第2次大戦では航空機が主力になるということを見誤り、大艦巨砲主義に陥ったことは記憶に新しい。原発停止を倫理の観点から主張することは勿論正しいと思うが、技術トレンドからみても原発ベースロード政策を推進しようとすることは誤っているというのが今回の講演内容であった。

再生可能エネルギーは高く、安定供給にもそぐわない、故に日本は原発をベースロード電源としてエネルギーの供給を考える。この考え方が間違っていたら、結果日本は競争力を更に弱めていくことになる。本当にエネルギーから経済の在り方は今のままでいいのか、一人一人が自分の問題として考えるべきであろう。

本当は問題はもっと複合的であるはずである。例え原発を全て稼働させたとして、日本の現状エネルギーコストはアメリカの2倍とも3倍とも言われているから、日本の製鉄業が同じものを生産していたら競争力はなくなる。
シェールガスから化学製品が作られると、従来の石油化学工業という言葉が死語になるくらい産業構造が変わってしまう。その時はエネルギーだけ考えてそのコスト云々では産業競争力は決まらない。原料と消費地がどこかが重要なファクターとなる。
そのように考えれば、加工貿易立国ということすら根底から考え直す時点に来ているのかもしれない。
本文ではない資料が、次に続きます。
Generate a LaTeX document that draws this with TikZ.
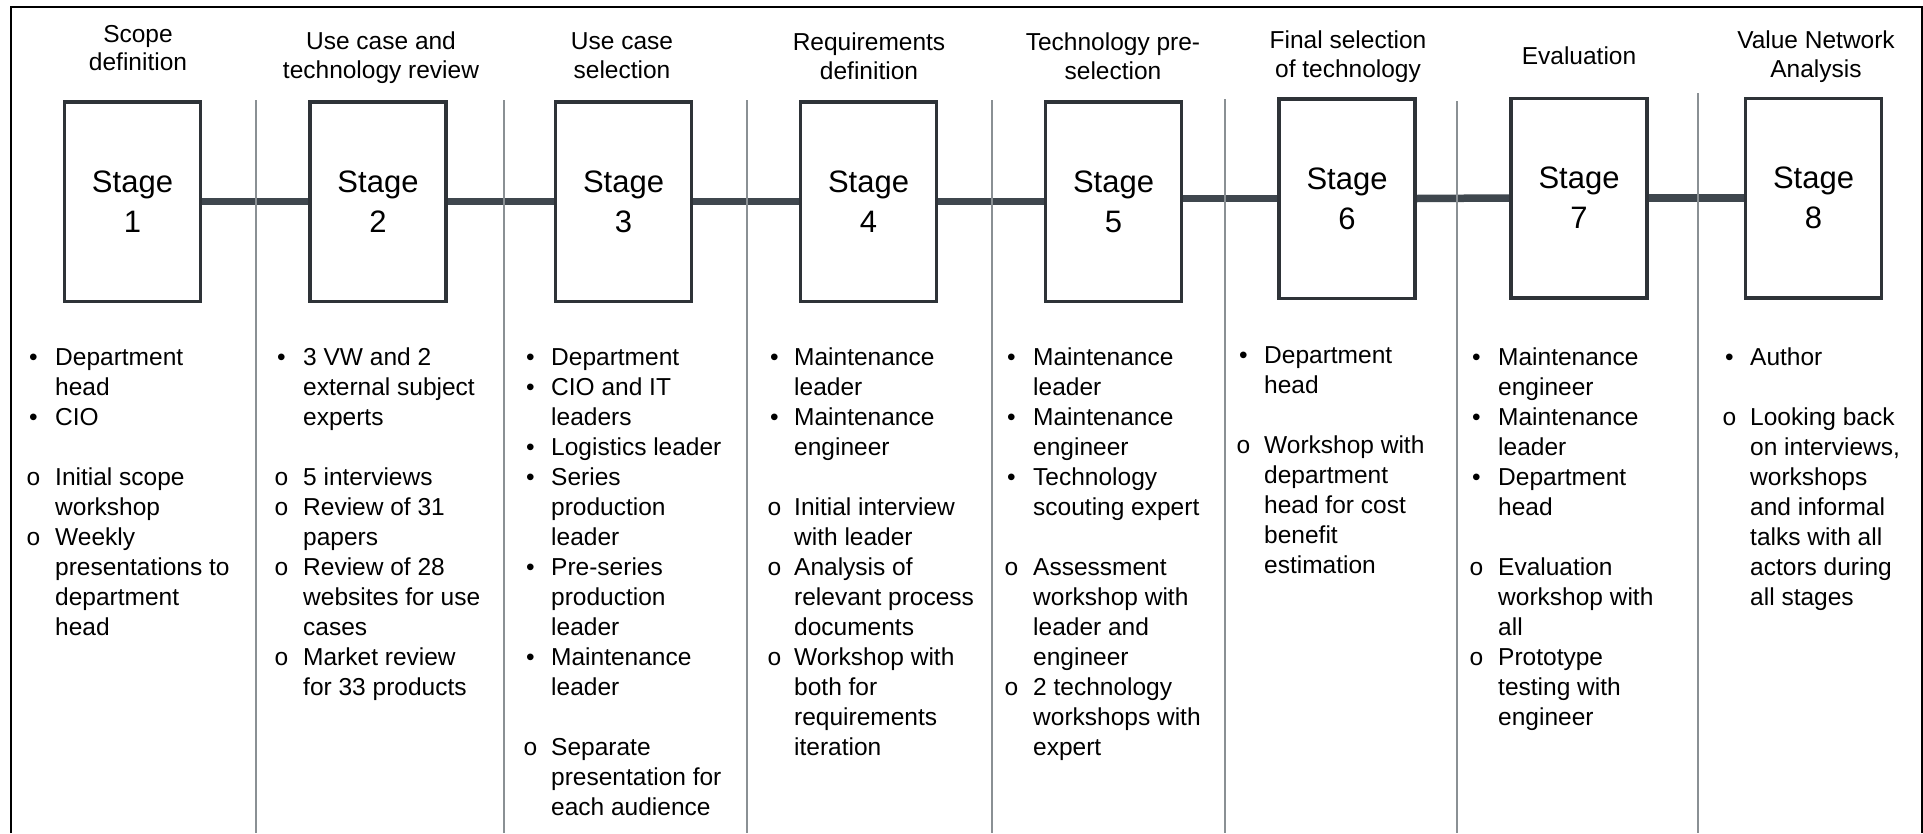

エネルギー、水、食料が先ず人間には必要なのである。幸い再生可能エネルギーを日本のエネルギー資源と考えれば日本は基本的な自然の恵みがある。この利点を活かした国の在り方を考え直す時であろう。福島の災害をみても誤ったエネルギー政策をとれば本来恵まれているはずの水、食料が危うくなることを忘れてはならないと思う。